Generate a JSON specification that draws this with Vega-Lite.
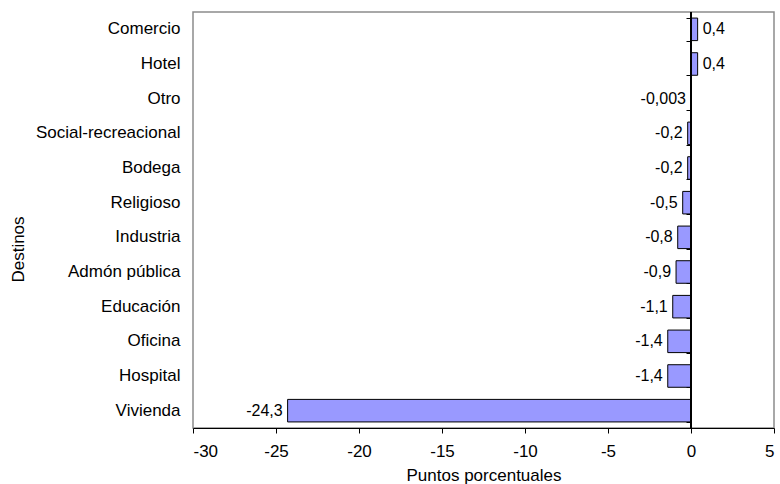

---

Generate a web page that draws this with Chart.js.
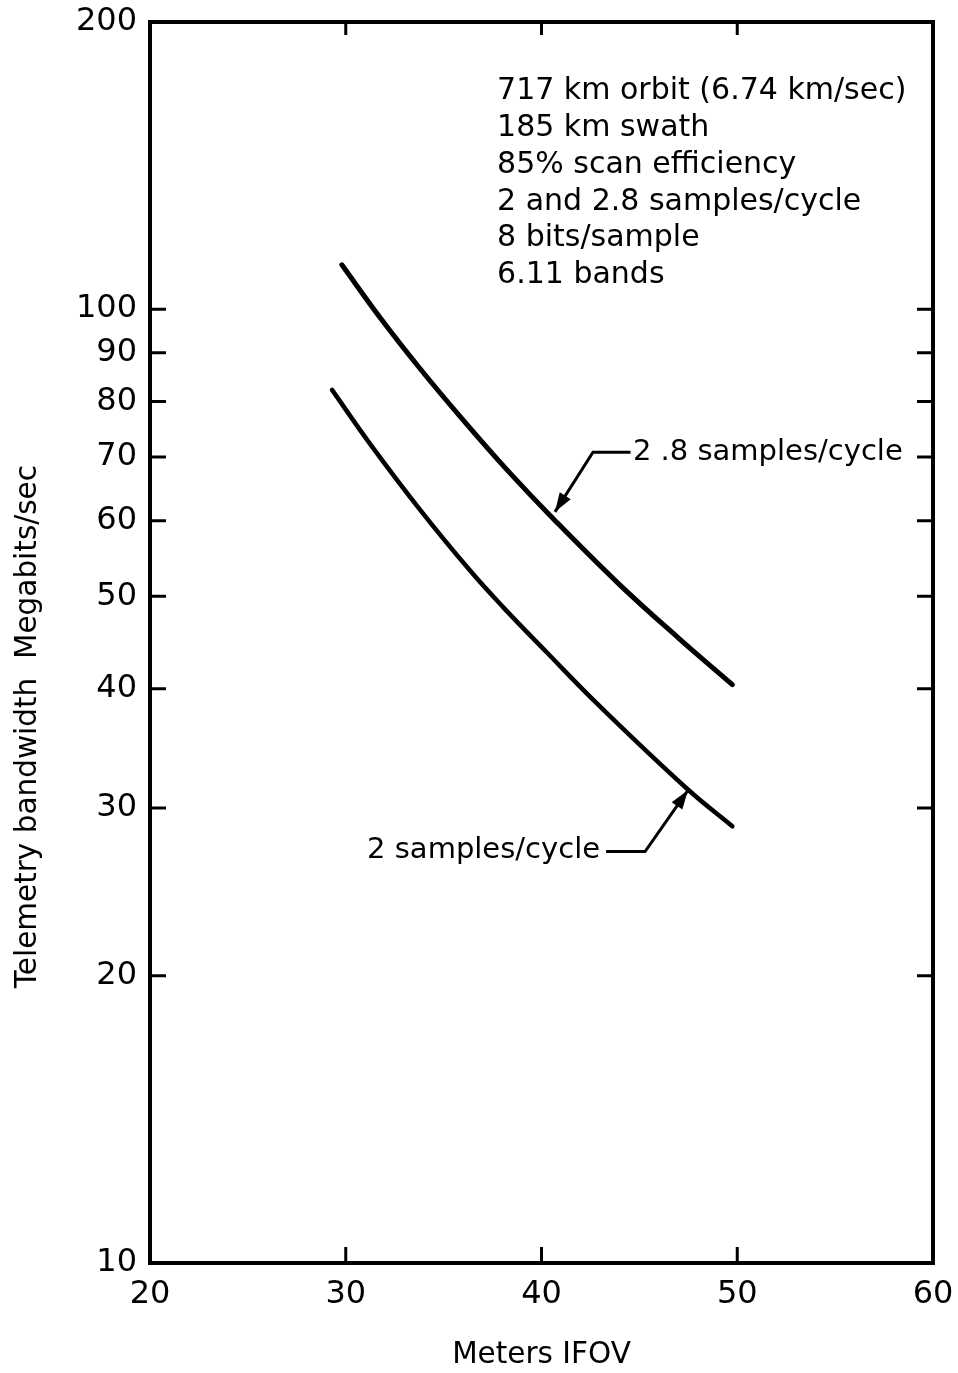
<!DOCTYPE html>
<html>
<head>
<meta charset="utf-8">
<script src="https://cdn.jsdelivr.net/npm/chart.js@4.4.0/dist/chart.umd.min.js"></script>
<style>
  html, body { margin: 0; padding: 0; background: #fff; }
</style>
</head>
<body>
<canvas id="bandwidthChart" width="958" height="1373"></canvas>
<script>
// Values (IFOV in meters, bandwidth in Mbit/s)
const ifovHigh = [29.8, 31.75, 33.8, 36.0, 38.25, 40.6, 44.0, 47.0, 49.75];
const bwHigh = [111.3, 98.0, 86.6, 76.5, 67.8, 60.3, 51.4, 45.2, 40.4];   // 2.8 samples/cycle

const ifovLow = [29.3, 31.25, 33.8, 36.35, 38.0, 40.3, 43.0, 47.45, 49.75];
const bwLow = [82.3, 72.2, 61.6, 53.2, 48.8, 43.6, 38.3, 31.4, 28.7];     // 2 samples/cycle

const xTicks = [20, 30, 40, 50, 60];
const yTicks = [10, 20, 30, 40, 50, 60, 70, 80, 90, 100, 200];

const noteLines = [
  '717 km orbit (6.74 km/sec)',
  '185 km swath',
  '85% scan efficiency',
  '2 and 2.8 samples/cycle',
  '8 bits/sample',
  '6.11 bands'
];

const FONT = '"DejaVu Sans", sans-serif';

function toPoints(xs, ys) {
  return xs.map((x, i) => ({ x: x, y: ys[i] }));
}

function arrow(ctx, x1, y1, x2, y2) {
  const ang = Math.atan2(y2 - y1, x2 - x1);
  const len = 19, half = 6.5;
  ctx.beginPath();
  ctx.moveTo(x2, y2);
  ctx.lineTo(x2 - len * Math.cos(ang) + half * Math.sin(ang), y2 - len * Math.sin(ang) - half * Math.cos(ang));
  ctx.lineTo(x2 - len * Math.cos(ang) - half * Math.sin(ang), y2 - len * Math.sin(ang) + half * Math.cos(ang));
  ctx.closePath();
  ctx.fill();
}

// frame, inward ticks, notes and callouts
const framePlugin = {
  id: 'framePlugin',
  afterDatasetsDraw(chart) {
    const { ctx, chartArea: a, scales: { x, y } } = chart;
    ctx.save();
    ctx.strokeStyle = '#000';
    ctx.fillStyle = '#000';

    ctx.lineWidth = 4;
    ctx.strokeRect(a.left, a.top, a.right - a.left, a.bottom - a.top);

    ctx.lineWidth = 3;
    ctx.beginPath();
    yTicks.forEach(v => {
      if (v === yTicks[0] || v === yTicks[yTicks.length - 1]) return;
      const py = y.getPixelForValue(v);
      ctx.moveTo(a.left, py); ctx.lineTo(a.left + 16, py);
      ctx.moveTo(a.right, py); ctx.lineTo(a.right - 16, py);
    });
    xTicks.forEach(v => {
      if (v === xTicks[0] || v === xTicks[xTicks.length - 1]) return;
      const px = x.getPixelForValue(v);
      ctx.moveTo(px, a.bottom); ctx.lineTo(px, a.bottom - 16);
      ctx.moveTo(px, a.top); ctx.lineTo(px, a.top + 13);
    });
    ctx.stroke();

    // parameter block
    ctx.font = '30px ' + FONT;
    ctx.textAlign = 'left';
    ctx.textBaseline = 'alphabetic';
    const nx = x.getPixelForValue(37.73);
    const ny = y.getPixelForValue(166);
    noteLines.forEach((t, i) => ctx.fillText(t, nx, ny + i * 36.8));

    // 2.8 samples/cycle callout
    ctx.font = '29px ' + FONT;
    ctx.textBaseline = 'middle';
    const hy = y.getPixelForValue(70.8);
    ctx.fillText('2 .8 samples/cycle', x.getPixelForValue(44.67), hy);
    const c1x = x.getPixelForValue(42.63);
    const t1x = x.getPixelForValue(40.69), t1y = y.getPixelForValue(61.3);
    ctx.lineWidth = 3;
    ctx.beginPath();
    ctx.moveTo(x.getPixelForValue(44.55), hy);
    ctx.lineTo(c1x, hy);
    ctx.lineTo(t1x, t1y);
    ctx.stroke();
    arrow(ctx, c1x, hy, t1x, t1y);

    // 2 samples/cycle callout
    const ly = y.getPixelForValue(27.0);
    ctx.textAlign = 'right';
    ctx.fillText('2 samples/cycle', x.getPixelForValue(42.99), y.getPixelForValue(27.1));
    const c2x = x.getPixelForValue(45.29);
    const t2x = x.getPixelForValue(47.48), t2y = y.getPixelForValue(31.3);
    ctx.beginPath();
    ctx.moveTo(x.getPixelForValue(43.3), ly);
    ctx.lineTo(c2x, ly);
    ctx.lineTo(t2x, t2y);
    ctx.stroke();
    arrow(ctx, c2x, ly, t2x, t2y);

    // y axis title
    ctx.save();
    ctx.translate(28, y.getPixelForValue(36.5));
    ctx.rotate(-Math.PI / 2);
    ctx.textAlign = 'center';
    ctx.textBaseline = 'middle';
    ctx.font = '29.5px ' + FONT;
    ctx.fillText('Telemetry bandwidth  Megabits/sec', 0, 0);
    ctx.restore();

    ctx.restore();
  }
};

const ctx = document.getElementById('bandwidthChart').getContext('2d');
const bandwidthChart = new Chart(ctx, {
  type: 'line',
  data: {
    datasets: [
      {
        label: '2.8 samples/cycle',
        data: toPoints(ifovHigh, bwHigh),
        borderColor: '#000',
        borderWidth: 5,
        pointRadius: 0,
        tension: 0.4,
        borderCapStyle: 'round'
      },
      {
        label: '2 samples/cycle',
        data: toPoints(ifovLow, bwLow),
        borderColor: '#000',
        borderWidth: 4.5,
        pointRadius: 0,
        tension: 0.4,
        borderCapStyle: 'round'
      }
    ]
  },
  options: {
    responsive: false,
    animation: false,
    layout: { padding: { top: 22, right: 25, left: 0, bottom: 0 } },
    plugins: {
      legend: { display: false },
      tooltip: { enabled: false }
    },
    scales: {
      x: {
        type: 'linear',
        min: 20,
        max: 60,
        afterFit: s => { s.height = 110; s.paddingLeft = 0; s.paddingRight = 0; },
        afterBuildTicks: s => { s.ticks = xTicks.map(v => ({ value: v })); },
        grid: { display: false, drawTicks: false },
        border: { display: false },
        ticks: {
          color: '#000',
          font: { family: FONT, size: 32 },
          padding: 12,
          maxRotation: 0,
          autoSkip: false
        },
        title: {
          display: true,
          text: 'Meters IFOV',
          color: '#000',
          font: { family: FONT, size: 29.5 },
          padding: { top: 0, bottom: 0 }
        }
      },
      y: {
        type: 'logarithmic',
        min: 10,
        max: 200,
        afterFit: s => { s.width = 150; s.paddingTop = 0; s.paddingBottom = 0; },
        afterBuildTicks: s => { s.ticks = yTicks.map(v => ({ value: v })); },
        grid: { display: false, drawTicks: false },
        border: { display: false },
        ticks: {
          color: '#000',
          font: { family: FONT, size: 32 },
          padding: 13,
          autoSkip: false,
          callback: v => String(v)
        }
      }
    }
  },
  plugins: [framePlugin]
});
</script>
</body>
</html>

...

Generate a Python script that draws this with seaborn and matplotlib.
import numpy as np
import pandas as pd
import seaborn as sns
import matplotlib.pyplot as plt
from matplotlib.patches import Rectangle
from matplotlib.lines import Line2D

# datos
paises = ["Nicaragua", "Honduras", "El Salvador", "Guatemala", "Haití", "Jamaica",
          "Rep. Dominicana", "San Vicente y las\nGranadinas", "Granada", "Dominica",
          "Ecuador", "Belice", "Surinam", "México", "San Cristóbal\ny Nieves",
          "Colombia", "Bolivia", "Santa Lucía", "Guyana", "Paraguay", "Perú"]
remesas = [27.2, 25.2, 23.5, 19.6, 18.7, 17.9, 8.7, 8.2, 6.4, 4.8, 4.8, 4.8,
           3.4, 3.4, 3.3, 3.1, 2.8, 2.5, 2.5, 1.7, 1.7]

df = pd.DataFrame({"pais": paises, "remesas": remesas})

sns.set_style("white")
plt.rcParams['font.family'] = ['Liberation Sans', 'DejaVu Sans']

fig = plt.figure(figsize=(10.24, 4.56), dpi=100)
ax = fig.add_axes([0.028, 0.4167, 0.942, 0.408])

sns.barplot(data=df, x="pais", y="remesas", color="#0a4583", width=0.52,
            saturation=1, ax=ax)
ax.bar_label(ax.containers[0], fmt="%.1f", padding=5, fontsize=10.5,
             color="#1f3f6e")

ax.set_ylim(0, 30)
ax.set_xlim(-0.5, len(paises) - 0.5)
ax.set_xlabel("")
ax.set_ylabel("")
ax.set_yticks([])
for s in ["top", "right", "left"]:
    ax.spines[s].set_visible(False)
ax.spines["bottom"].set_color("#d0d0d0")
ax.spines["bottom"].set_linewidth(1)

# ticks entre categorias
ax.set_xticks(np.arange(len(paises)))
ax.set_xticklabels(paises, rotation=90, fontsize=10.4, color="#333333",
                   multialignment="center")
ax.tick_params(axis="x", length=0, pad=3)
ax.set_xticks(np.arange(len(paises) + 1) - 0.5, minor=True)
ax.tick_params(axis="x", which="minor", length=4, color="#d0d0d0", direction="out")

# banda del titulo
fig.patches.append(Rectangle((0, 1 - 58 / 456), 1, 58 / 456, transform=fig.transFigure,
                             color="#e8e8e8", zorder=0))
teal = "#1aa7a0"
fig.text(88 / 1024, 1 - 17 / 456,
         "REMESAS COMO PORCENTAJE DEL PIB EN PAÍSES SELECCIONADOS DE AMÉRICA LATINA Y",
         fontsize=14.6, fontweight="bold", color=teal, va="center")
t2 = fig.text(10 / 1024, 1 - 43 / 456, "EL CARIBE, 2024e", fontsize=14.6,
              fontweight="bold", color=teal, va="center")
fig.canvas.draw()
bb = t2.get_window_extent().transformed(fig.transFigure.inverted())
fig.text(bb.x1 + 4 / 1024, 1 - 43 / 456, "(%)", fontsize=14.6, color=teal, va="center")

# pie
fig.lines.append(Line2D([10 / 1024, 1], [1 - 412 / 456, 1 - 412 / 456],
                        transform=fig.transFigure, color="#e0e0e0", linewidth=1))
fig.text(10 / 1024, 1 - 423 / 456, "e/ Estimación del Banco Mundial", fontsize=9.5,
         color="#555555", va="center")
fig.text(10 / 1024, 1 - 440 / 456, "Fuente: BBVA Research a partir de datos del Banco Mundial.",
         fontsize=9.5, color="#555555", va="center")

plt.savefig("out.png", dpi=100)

Written problem:
Exactly the lines from the one with "Generate a web" through the one with "38.3, 31.4, 28.7];" are to be reproduced, and no pictures with them.

Task output:
Generate a web page that draws this with Chart.js.
<!DOCTYPE html>
<html>
<head>
<meta charset="utf-8">
<script src="https://cdn.jsdelivr.net/npm/chart.js@4.4.0/dist/chart.umd.min.js"></script>
<style>
  html, body { margin: 0; padding: 0; background: #fff; }
</style>
</head>
<body>
<canvas id="bandwidthChart" width="958" height="1373"></canvas>
<script>
// Values (IFOV in meters, bandwidth in Mbit/s)
const ifovHigh = [29.8, 31.75, 33.8, 36.0, 38.25, 40.6, 44.0, 47.0, 49.75];
const bwHigh = [111.3, 98.0, 86.6, 76.5, 67.8, 60.3, 51.4, 45.2, 40.4];   // 2.8 samples/cycle

const ifovLow = [29.3, 31.25, 33.8, 36.35, 38.0, 40.3, 43.0, 47.45, 49.75];
const bwLow = [82.3, 72.2, 61.6, 53.2, 48.8, 43.6, 38.3, 31.4, 28.7];     // 2 samples/cycle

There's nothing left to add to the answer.